Les changements à la tête d’Atos et le plan de sauvetage
Le géant français des services informatiques Atos traverse une période de fortes turbulences. Après une succession de PDG ces deux dernières années, c'est au tour de Philippe Salle de prendre les commandes pour tenter de redresser l'entreprise via un plan de sauvetage impliquant les créanciers et l'État. Mais la tâche s'annonce ardue vu l'ampleur des défis à relever.
Un nouveau capitaine dans la tempête
Le conseil d'administration d'Atos a nommé mardi 15 octobre Philippe Salle comme nouveau président, qui deviendra également directeur général à partir de février prochain. Cet ancien patron d'Altran et du groupe Foncia aura la lourde tâche de restructurer l'entreprise et déployer son plan d'affaires, alors qu'Atos est sur le point d'être repris par ses créanciers.
Philippe Salle sera le 6ème directeur général en un peu plus de 2 ans, illustrant l'instabilité chronique au sommet d'Atos ces derniers temps. Il succède à Jean-Pierre Mustier, lui-même nommé en juillet dernier. Un turn-over qui en dit long sur l'ampleur de la crise traversée par l'entreprise.
La survie en jeu
Car c'est bien la survie d'Atos qui est en jeu. Croulant sous une dette de 4,8 milliards d'euros, le groupe a vu son avenir s'assombrir ces derniers mois. Malgré les marques d'intérêts de repreneurs potentiels comme le milliardaire tchèque Daniel Kretinsky ou le fondateur de Onepoint David Layani, aucune solution satisfaisante n'a émergé.
Face à l'urgence, les créanciers d'Atos ont fini par s'imposer. Réunis fin septembre, les actionnaires ont approuvé un plan de sauvegarde prévoyant une restructuration de la dette et une prise de contrôle par les créanciers. Un plan qui doit encore être validé par le tribunal de commerce de Nanterre.
Conversion de dette et nouveaux financements
Concrètement, les créanciers vont convertir 3,1 milliards d'euros de dette en actions, leur donnant une participation de 74 à 99% au capital. Une augmentation de capital de 233 millions d'euros est également prévue, à laquelle les actionnaires historiques pourront participer.

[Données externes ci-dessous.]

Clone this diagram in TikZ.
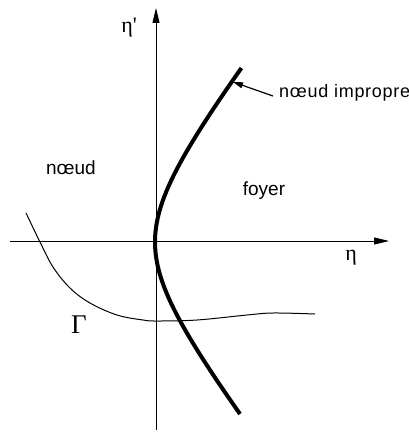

Débarrassé d'une partie de sa dette, Atos bénéficiera aussi de nouveaux financements pouvant atteindre 1,67 milliard d'euros de la part de ses créanciers pour financer son redressement. Mais vu l'ampleur des pertes (2 milliards sur le 1er semestre 2024), le pari est risqué.
L'État reprend les activités stratégiques
Signe de l'importance d'Atos, l'État va débourser 700 millions d'euros pour reprendre ses activités jugées stratégiques au côté de Thales. Cela concerne notamment :
- Les supercalculateurs utilisés pour les simulations nucléaires
- Les systèmes de communication des avions Rafale
- Les solutions de cybersécurité d'Atos
En séparant ces activités sensibles, l'objectif est d'assurer leur pérennité en cas d'échec du plan de sauvetage. Une garantie pour la souveraineté numérique française.
Un futur en pointillé
Malgré ce sauvetage in extremis, l'avenir d'Atos reste incertain. Avec un endettement encore élevé et des pertes abyssales, le redressement n'a rien d'acquis. Tout reposera sur l'exécution du plan et la capacité de Philippe Salle à renouer avec les bénéfices, dans un contexte économique difficile.
La restructuration d'Atos sera un test grandeur nature de la solidité du capitalisme français.
Challenges
Une chose est sûre : après avoir tutoyé les sommets, l'ex-fleuron tricolore des services IT joue désormais sa survie. Un naufrage qui coûtera cher à l'État et laissera des traces dans le paysage numérique français.